The most dangerous failures in AI agent monitoring are silent ones. A pipeline may stay technically functional while its behavior gradually degrades. Latency climbs as reasoning chains deepen, or token usage increases as agents loop through tools and retrievers without conclusion. Meanwhile, subtle correctness issues appear: slight misinterpretations, missing context, or partial answers that still look plausible to users. Data handling adds another layer of risk. One agent can read sensitive information, another summarizes it, and a third includes that summary in a prompt to an external model. At each step nothing looks explicitly unsafe, yet the system as a whole crosses boundaries it should respect. The common thread is lack of visibility into how data moves and transforms across agents, making AI operational visibility not only a performance matter but also a compliance and safety concern.

Closing the Gap: Guardrails Plus Agent Discovery

Fixing AI agent monitoring means treating agents as first-class systems that need both deterministic guardrails and dynamic discovery.
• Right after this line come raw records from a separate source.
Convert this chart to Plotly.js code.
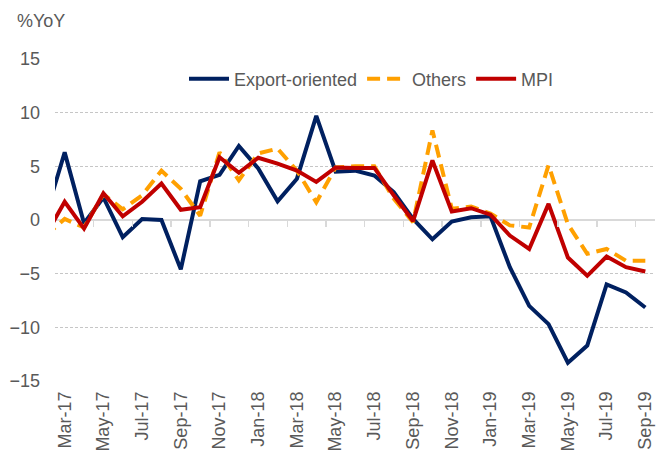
<!DOCTYPE html>
<html>
<head>
<meta charset="utf-8">
<script src="https://cdn.plot.ly/plotly-3.0.1.min.js"></script>
<style>html,body{margin:0;padding:0;background:#fff;}#chart{width:662px;height:459px;}</style>
</head>
<body>
<div id="chart"></div>
<script>
// Months (Feb-17 is only partly visible at the left edge)
var months = ["Feb-17","Mar-17","Apr-17","May-17","Jun-17","Jul-17","Aug-17","Sep-17","Oct-17","Nov-17","Dec-17",
  "Jan-18","Feb-18","Mar-18","Apr-18","May-18","Jun-18","Jul-18","Aug-18","Sep-18","Oct-18","Nov-18","Dec-18",
  "Jan-19","Feb-19","Mar-19","Apr-19","May-19","Jun-19","Jul-19","Aug-19","Sep-19"];
var exportOriented = [0.3,6.3,-0.3,2.1,-1.6,0.1,0.0,-4.6,3.6,4.2,6.9,4.8,1.75,3.85,9.7,4.5,4.6,4.15,2.6,0.1,-1.8,-0.15,0.25,0.35,-4.4,-8.0,-9.7,-13.3,-11.7,-6.0,-6.75,-8.15];
var others = [-1.5,0.1,-0.7,2.4,1.0,2.3,4.6,2.9,0.4,6.3,3.7,6.2,6.65,4.6,1.65,4.9,5.0,5.0,2.0,-0.2,8.35,1.05,1.25,0.6,-0.5,-0.7,5.1,-0.4,-3.15,-2.7,-3.8,-3.8];
var mpi = [-1.5,1.7,-0.8,2.5,0.35,1.7,3.4,0.95,1.2,5.85,4.4,5.8,5.25,4.6,3.55,4.9,4.85,4.85,2.3,-0.1,5.55,0.8,1.1,0.5,-1.45,-2.7,1.5,-3.5,-5.2,-3.4,-4.4,-4.8];
var tickLabels = ["Mar-17","May-17","Jul-17","Sep-17","Nov-17","Jan-18","Mar-18","May-18","Jul-18","Sep-18","Nov-18","Jan-19","Mar-19","May-19","Jul-19","Sep-19"];
var yTicks = [-15,-10,-5,0,5,10,15];

var font = "Liberation Sans, Arial, sans-serif";
var txt = "#595959";

// boundary tick positions on the zero line (every second category boundary)
var boundaryTicks = [];
for (var k = 2.5; k <= months.length - 0.5; k += 2) boundaryTicks.push(k);

var traces = [
  {x: months, y: exportOriented, name: "Export-oriented", type: "scatter", mode: "lines",
   line: {color: "#002060", width: 4}},
  {x: months, y: others, name: "Others", type: "scatter", mode: "lines",
   line: {color: "#FFA000", width: 4, dash: "13px,7px"}},
  {x: months, y: mpi, name: "MPI", type: "scatter", mode: "lines",
   line: {color: "#C00000", width: 4}},
  {x: [months.length - 0.5], y: [0], xaxis: "x2", yaxis: "y", type: "scatter", mode: "none",
   showlegend: false, hoverinfo: "skip"}
];

var layout = {
  width: 662, height: 459,
  margin: {l: 55, r: 7, t: 59, b: 78},
  paper_bgcolor: "#fff", plot_bgcolor: "#fff",
  font: {family: font, size: 18, color: txt},
  showlegend: true,
  legend: {orientation: "h", x: 0.215, y: 0.938, xanchor: "left", yanchor: "middle",
    font: {family: font, size: 18, color: txt}, bgcolor: "rgba(0,0,0,0)", itemwidth: 40},
  xaxis: {type: "category", categoryorder: "array", categoryarray: months,
    range: [0.5, months.length - 0.5], tickmode: "array", tickvals: tickLabels, ticktext: tickLabels,
    tickangle: -90, ticks: "", showgrid: false, zeroline: false, showline: false,
    ticklabelstandoff: 6, tickfont: {family: font, size: 18, color: txt}},
  xaxis2: {overlaying: "x", anchor: "free", position: 0.5, type: "linear",
    range: [0.5, months.length - 0.5], tickmode: "array", tickvals: boundaryTicks,
    showticklabels: false, ticks: "outside", ticklen: 6, tickwidth: 1.5, tickcolor: "#d9d9d9",
    showgrid: false, zeroline: false, showline: false},
  yaxis: {range: [-15, 15], tickmode: "array", tickvals: yTicks, ticks: "",
    showgrid: true, gridcolor: "#c6c6c6", gridwidth: 1, griddash: "3px,2px",
    zeroline: true, zerolinecolor: "#d9d9d9", zerolinewidth: 2, showline: false,
    ticklabelstandoff: 14, tickfont: {family: font, size: 18, color: txt}},
  annotations: [{text: "%YoY", xref: "paper", yref: "paper", x: -0.066, y: 1.118,
    xanchor: "left", yanchor: "middle", showarrow: false, font: {family: font, size: 18, color: txt}}]
};

Plotly.newPlot("chart", traces, layout, {displayModeBar: false, staticPlot: true});
</script>
</body>
</html>
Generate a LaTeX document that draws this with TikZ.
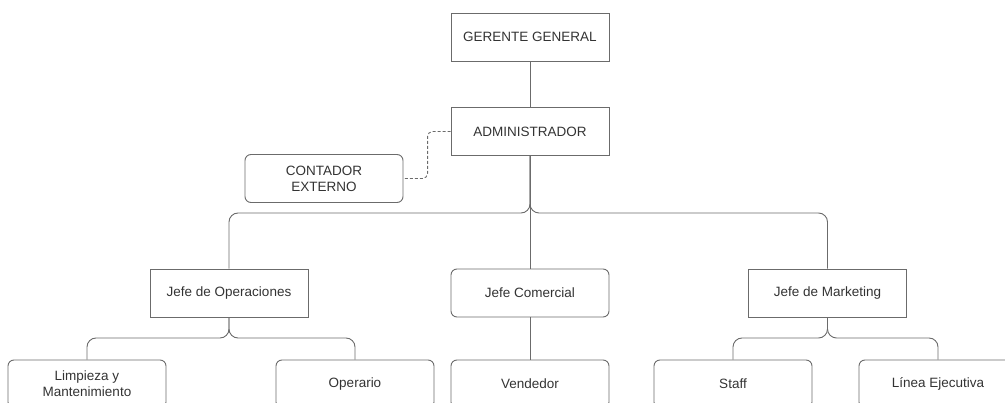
\documentclass[tikz,border=0pt]{standalone}
\usepackage{fontspec}
\setmainfont{Liberation Sans}
\usepackage{tikz}
\definecolor{lineagris}{HTML}{6B6B6B}
\definecolor{textogris}{HTML}{333333}

\begin{document}
\begin{tikzpicture}[x=1pt, y=-1pt,
    caja/.style={draw=lineagris, line width=0.9pt, minimum width=158pt, minimum height=48pt,
      inner sep=2pt, align=center, text=textogris, font=\fontsize{13.5}{16}\selectfont},
    cajaR/.style={caja, rounded corners=6pt},
    enlace/.style={draw=lineagris, line width=0.9pt, rounded corners=9pt},
    punteado/.style={enlace, dash pattern=on 3pt off 2pt, rounded corners=5pt}]
      % 1. marco de la figura (las cajas de abajo quedan cortadas)
      \useasboundingbox (0,0) rectangle (1005,403);
      \clip (0,0) rectangle (1005,403);

      % 2. gerencia y administracion
      \node[caja] (gerente) at (530,37) {GERENTE GENERAL};
      \node[caja] (admin) at (530,131.5) {ADMINISTRADOR};
      \node[cajaR] (contador) at (324,178.5) {CONTADOR\\EXTERNO};

      % 3. jefaturas
      \node[caja] (jefeop) at (229,293) {Jefe de Operaciones};
      \node[cajaR] (jefecom) at (530,293) {Jefe Comercial};
      \node[caja] (jefemkt) at (827.5,293) {Jefe de Marketing};

      % 4. personal
      \node[cajaR] (limpieza) at (87,384) {Limpieza y\\Mantenimiento};
      \node[cajaR] (operario) at (355,384) {Operario};
      \node[cajaR] (vendedor) at (530,384) {Vendedor};
      \node[cajaR] (staff) at (733,384) {Staff};
      \node[cajaR] (linea) at (938,384) {Línea Ejecutiva};

      % 5. alturas de las barras horizontales
      \coordinate (bus1) at (530,213);
      \coordinate (bus2) at (229,338);
      \coordinate (bus3) at (827,338);

      % 6. lineas de mando
      \draw[enlace] (gerente) -- (admin);
      \draw[punteado] (admin.west) -- ([xshift=-23pt]admin.west) |- (contador.east);
      \draw[enlace] (admin.south) -- (admin.south |- bus1) -| (jefeop.north);
      \draw[enlace] (admin.south) -- (admin.south |- bus1) -| (jefemkt.north);
      \draw[enlace] (admin) -- (jefecom);
      \draw[enlace] (jefeop.south) -- (jefeop.south |- bus2) -| (limpieza.north);
      \draw[enlace] (jefeop.south) -- (jefeop.south |- bus2) -| (operario.north);
      \draw[enlace] (jefecom) -- (vendedor);
      \draw[enlace] (jefemkt.south) -- (jefemkt.south |- bus3) -| (staff.north);
      \draw[enlace] (jefemkt.south) -- (jefemkt.south |- bus3) -| (linea.north);
    \end{tikzpicture}
\end{document}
Guardrails provide clear boundaries—rules on tool access, context depth, or allowed data flows—but static limits alone cannot capture the evolving behavior of multi-agent systems. These systems develop patterns over time: common flows, typical reasoning depths, and stable data access habits. The real signal appears when behavior deviates from that baseline, such as an agent taking a path it never took before or expanding a reasoning chain well beyond its usual shape. Effective monitoring must map entire execution graphs, track how requests unfold, and watch how data moves end to end. Combining rule-based constraints with tools that learn normal behavior creates multi-agent systems reliability, letting teams catch drift early and keep autonomous agents accountable in production.